Allain Videte miraculum; The Norwich Service; Cana’s Guest; The Magi’s Gifts; The Beloved, etc Choir of Merton College, Oxford/Benjamin Nicholas; Alexander Little (organ) Delphian DCD 34207 64:08 mins
Richard Allain (b1965) is admired for his choral music, much of it for church or cathedral. Working in a broadly traditional style, he explores a harmonic world of blurred but euphonious richness, the writing skilled and unfailingly effective. The biggest piece here, Videte miraculum, pays homage to Thomas Tallis and in particular to his motet of the same name: its noble structure is in no way discountenanced by comparison with the original.
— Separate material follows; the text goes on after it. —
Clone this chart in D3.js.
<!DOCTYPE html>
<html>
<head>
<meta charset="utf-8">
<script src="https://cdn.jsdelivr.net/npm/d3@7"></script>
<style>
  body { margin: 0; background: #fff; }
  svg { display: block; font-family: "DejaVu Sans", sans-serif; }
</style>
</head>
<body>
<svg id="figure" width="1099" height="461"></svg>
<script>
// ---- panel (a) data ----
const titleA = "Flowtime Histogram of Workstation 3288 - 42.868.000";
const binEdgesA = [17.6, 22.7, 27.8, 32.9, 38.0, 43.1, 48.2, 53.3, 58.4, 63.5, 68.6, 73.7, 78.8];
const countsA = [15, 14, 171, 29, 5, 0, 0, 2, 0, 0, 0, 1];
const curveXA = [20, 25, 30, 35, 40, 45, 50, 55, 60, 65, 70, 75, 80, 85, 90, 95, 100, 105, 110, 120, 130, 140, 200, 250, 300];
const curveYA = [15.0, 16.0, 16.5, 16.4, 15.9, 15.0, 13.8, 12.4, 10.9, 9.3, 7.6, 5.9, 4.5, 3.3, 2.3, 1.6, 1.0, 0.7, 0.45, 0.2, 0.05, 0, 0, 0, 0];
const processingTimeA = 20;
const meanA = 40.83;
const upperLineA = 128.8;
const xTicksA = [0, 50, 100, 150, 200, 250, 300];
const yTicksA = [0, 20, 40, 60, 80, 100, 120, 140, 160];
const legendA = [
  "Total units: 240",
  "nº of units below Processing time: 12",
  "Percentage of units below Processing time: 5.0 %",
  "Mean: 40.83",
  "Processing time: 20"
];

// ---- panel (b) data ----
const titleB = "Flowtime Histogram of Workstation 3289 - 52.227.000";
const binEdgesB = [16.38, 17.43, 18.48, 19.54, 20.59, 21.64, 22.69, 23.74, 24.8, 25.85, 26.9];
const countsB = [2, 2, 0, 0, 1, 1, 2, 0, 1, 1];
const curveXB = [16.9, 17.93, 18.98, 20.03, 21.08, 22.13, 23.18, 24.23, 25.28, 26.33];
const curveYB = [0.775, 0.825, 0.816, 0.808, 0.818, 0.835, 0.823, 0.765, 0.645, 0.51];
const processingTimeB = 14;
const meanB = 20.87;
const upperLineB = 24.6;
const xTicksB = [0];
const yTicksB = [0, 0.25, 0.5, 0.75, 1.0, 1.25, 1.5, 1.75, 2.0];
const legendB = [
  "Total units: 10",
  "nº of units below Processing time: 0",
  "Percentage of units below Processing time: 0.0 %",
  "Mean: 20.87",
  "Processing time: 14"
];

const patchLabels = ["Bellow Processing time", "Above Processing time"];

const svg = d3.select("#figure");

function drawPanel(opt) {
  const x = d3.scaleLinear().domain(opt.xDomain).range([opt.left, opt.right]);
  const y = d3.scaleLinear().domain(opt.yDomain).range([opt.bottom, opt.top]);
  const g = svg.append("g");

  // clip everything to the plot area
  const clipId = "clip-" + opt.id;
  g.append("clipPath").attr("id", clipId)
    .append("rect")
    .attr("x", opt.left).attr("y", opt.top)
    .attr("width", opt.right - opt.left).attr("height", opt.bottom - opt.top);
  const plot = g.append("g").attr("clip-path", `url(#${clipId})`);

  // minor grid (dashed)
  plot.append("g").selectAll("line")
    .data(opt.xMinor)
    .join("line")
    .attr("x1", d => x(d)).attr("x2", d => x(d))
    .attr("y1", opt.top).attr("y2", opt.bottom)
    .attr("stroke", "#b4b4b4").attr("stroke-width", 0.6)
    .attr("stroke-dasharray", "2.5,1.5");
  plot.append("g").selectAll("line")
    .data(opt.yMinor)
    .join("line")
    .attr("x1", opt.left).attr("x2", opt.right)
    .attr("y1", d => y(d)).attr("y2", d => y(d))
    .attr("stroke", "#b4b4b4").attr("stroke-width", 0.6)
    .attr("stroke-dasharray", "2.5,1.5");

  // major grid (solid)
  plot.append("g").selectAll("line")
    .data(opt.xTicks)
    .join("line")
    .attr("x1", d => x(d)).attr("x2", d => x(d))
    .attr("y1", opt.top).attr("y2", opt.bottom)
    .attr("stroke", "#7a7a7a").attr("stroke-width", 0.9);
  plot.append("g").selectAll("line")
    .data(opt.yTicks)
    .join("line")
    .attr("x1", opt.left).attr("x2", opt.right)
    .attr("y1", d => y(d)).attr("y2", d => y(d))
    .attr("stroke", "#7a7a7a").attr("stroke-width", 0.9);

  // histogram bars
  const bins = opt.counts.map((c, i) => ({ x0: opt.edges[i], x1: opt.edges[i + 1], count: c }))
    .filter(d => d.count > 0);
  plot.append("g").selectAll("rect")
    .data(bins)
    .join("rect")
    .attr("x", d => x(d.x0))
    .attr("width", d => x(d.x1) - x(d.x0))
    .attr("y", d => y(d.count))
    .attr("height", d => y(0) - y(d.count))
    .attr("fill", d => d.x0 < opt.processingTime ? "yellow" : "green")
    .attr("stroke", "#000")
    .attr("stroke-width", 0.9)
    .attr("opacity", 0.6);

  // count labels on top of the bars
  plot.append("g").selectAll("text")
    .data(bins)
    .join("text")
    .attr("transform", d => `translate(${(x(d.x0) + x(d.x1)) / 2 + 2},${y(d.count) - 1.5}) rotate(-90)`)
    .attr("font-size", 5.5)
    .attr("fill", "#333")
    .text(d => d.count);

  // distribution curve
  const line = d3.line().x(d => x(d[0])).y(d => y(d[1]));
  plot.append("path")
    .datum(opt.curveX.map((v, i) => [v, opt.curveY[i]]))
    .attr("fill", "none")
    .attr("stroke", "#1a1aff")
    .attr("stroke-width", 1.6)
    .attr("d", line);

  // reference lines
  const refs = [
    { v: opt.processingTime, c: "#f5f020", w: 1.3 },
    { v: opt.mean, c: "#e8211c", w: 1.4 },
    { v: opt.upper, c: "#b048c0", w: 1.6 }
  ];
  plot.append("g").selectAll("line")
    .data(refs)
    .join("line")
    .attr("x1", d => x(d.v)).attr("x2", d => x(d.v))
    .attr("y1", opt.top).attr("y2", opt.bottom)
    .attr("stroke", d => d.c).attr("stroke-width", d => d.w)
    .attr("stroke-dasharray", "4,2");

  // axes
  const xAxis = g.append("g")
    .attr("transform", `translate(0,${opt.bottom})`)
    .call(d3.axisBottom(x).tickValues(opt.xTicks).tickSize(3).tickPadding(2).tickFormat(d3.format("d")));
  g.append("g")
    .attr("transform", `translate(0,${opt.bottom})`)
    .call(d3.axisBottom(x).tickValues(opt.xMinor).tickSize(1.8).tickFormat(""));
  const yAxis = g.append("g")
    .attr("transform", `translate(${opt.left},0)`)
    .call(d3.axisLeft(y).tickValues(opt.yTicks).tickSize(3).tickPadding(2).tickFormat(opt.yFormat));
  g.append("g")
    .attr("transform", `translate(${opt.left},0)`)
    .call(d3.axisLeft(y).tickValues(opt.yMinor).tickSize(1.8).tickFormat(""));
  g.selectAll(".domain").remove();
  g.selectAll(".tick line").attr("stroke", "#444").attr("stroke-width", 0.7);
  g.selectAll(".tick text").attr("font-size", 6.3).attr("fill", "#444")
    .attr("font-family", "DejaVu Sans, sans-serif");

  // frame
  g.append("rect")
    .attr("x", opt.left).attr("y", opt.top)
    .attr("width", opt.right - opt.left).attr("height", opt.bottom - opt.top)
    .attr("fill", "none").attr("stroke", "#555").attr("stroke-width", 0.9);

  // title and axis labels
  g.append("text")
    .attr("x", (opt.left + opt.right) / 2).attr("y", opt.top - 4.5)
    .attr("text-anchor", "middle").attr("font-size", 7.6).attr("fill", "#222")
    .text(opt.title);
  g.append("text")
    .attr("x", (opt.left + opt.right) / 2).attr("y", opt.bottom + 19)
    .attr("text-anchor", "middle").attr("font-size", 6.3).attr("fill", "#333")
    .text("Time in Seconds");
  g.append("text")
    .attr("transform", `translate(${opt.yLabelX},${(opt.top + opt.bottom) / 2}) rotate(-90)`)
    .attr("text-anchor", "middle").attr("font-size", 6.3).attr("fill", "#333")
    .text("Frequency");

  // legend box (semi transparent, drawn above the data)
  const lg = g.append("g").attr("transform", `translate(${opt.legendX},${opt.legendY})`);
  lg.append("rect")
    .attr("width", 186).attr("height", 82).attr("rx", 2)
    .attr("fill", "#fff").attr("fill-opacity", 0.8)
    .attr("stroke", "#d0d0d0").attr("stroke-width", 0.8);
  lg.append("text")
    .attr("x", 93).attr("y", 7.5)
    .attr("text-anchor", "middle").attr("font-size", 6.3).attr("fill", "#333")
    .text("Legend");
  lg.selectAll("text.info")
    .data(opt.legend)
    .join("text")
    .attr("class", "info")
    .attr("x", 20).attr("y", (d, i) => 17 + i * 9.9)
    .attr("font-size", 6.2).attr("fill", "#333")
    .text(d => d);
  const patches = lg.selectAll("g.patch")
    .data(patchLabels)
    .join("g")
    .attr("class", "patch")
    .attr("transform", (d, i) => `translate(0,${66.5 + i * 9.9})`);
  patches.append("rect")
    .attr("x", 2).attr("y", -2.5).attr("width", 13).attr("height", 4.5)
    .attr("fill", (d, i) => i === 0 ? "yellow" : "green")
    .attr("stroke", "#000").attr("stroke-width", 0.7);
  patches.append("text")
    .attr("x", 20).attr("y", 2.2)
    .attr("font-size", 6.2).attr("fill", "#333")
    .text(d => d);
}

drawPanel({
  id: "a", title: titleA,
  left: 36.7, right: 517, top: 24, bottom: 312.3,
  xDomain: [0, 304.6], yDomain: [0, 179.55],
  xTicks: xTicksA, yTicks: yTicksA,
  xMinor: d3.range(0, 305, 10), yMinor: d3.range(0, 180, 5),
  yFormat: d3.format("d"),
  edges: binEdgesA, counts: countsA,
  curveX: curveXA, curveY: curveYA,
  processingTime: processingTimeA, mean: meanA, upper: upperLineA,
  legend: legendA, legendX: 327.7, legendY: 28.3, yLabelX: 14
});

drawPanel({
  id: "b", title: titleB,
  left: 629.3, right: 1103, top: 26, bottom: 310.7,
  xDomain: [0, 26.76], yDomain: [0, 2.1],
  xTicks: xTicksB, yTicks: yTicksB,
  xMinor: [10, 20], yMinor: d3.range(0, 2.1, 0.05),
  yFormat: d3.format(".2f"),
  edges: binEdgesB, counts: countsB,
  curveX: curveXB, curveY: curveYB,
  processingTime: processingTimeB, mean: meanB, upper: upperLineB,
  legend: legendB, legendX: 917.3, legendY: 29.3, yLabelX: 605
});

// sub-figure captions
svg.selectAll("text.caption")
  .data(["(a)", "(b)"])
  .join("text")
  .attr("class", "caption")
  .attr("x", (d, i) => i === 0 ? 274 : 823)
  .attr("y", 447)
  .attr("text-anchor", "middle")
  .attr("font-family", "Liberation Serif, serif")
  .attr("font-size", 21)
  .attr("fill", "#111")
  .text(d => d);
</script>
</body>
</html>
The antiphon O Day-spring makes telling use of a soprano saxophone (played by Finn McEwan). Equally effective are the solo interventions by soprano (Francesca Miller) and bass (Patrick Keefe) in the Nunc dimittis from the atmospheric Norwich Service – one of Allain’s most vividly imaginative pieces. The short Cana’s Guest reveals a sure sense of natural harmonic growth, while familiar texts – A Prayer of St Richard of Chichester and God be in my head – find new life in Allain’s fresh-minted settings. These beautifully shaped performances by a finely constituted and fearless mixed choir, offer a convincing array of colour, texture and dynamics. The sound is rich and full, allowed to breathe in an ideal acoustic.